One could actively loathe the Sex Pistols (whose dole-queue philosophies about destroying educated prog-rockers had as much to do with pathetic musical ineptitude as ideological rage), yet still giggle in fits at this time capsule of '70s grooming and apparel. On the surface The Filth and the Fury is very, very flashy, immersing the viewer in the period until it's easy to forget what year it is outside the theater. It's undeniably startling to see Marc Bolan (languidly lisping that punk is "related to violence in the mind, not the body"), a dewy Brian Ferry, and a hale and hardy Freddy Mercury, summing up an era before every male was required to wear a Vandyke and sing like a hair drier. It's also a treat to gaze upon Sting, Billy Idol, Siouxsie Sioux, and Shane MacGowan as fresh-faced juvenile delinquents. To think that we endured Journey while this much fun was being had over there. Tsk.
Fun might seem like an odd word to associate with a biting group like the Sex Pistols, but Temple and editor Niven Howie make a strong case for it being the prime directive of the group, at least initially. After taking form via McLaren's fetishwear shop, Sex, with Rotten auditioning for Cook and Jones by singing along to Alice Cooper on the jukebox, the Sex Pistols open their 26-month career by playing a truncated opening set for Bazooka Joe, a group featuring Adam Ant.

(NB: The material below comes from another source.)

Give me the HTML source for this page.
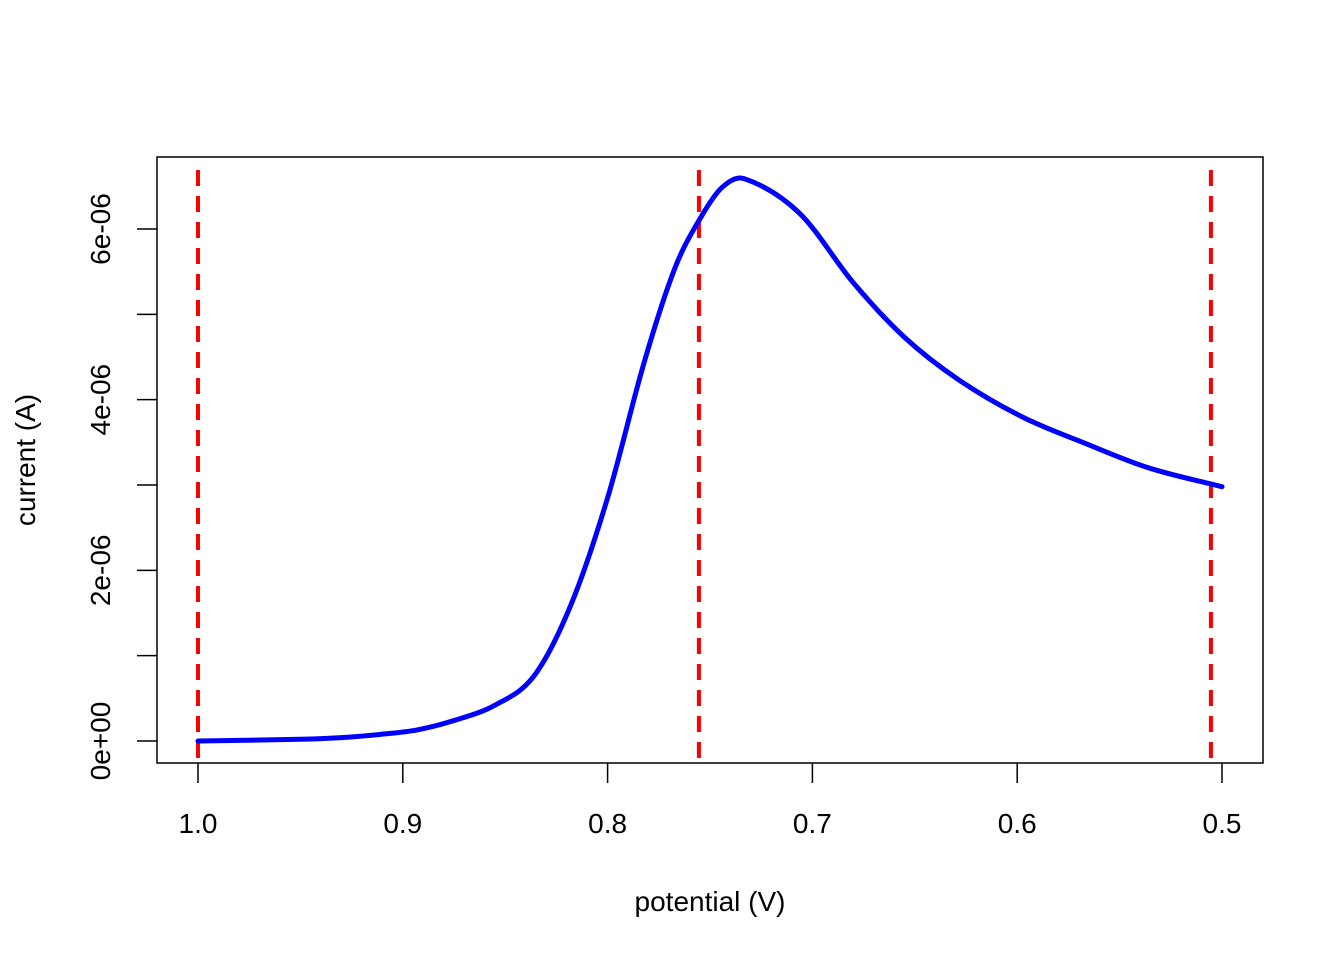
<!DOCTYPE html>
<html><head><meta charset="utf-8"><style>
html,body{margin:0;padding:0;background:#fff;}
svg{display:block;font-family:"Liberation Sans",Arial,sans-serif;}
</style></head><body>
<svg id="chart" width="1344" height="960" viewBox="0 0 1344 960" xmlns="http://www.w3.org/2000/svg">
<rect x="157" y="157" width="1106" height="606" fill="none" stroke="#000" stroke-width="1.5"/>
<g id="xaxis"></g>
<g id="yaxis"></g>
<g id="vlines"></g>
<path id="curve" fill="none" stroke="#0000ff" stroke-width="5" stroke-linejoin="round" stroke-linecap="round"/>
<text x="710" y="911" font-size="28" text-anchor="middle">potential (V)</text>
<text x="35" y="460" font-size="28" text-anchor="middle" transform="rotate(-90 35 460)">current (A)</text>
</svg>
<script>
const potentials = [1.0,0.95,0.93,0.91,0.893,0.875,0.855,0.836,0.818,0.80,0.782,0.767,0.7544,0.744,0.7334,0.7065,0.68,0.655,0.6284,0.5977,0.567,0.5357,0.5];
const currents = [0,0.02,0.04,0.08,0.13,0.24,0.42,0.76,1.59,2.85,4.45,5.55,6.14,6.49,6.59,6.19,5.37,4.73,4.23,3.80,3.49,3.20,2.98];
const xTicks = [1.0,0.9,0.8,0.7,0.6,0.5];
const xTickLabels = ["1.0","0.9","0.8","0.7","0.6","0.5"];
const yTicks = [0,1,2,3,4,5,6];
const yTickLabels = {0:"0e+00",2:"2e-06",4:"4e-06",6:"6e-06"};
const vLines = [1.0,0.7554,0.5054];

const NS="http://www.w3.org/2000/svg";
function sx(v){return 198+(1.0-v)*2048;}
function sy(c){return 741-c*85.333;}
function mk(tag,attrs,parent){const e=document.createElementNS(NS,tag);for(const k in attrs)e.setAttribute(k,attrs[k]);parent.appendChild(e);return e;}

const xa=document.getElementById('xaxis');
xTicks.forEach((t,i)=>{
  const l=mk('line',{x1:sx(t),x2:sx(t),y1:763,y2:783,stroke:'#000','stroke-width':1.5},xa);
  
  
  const tx=mk('text',{x:sx(t),y:833,'font-size':28,'text-anchor':'middle'},xa);
  tx.textContent=xTickLabels[i];
  
  
});
const ya=document.getElementById('yaxis');
yTicks.forEach(t=>{
  const l=mk('line',{x1:137,x2:157,y1:sy(t),y2:sy(t),stroke:'#000','stroke-width':1.5},ya);
  
  
  if(yTickLabels[t]!==undefined){
    const x=110,y=sy(t);
    const tx=mk('text',{x:x,y:y,'font-size':28,'text-anchor':'middle',transform:`rotate(-90 ${x} ${y})`},ya);
    tx.textContent=yTickLabels[t];
    
    
  }
});
const vl=document.getElementById('vlines');
vLines.forEach(v=>{
  const l=mk('line',{x1:sx(v),x2:sx(v),y1:170,y2:763,stroke:'#ff0000','stroke-width':4,'stroke-dasharray':'16 10'},vl);
  
  
});
// smooth curve via Catmull-Rom (uniform tangents scaled by segment length)
const pts=potentials.map((p,i)=>[sx(p),sy(currents[i])]);
let d=`M${pts[0][0]},${pts[0][1]}`;
for(let i=0;i<pts.length-1;i++){
  const p0=pts[Math.max(0,i-1)],p1=pts[i],p2=pts[i+1],p3=pts[Math.min(pts.length-1,i+2)];
  const h=p2[0]-p1[0];
  const m1=(p2[1]-p0[1])/((p2[0]-p0[0])||1), m2=(p3[1]-p1[1])/((p3[0]-p1[0])||1);
  const c1=[p1[0]+h/3,p1[1]+m1*h/3];
  const c2=[p2[0]-h/3,p2[1]-m2*h/3];
  d+=` C${c1[0]},${c1[1]} ${c2[0]},${c2[1]} ${p2[0]},${p2[1]}`;
}
document.getElementById('curve').setAttribute('d',d);
</script>
</body></html>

The show's a dud, but with terrifying swiftness the boys rise to prominence, fueled by a piss-take attitude and stylistic antipathy. ("And then there's Glen, waffling on about nice things like the Beatles," sneers Rotten.) Three record labels, a personnel change (clueless John Ritchie, redubbed "Sid Vicious," steps in for Matlock), and a few massive singles later (including, of course, "Anarchy in the U.K." and "God Save the Queen," both brilliantly depicted), and the fun has reached a fever pitch, with the Pistols being arrested, attacked, and even banned from punk festivals, where the DIY styles they pioneered have become rote.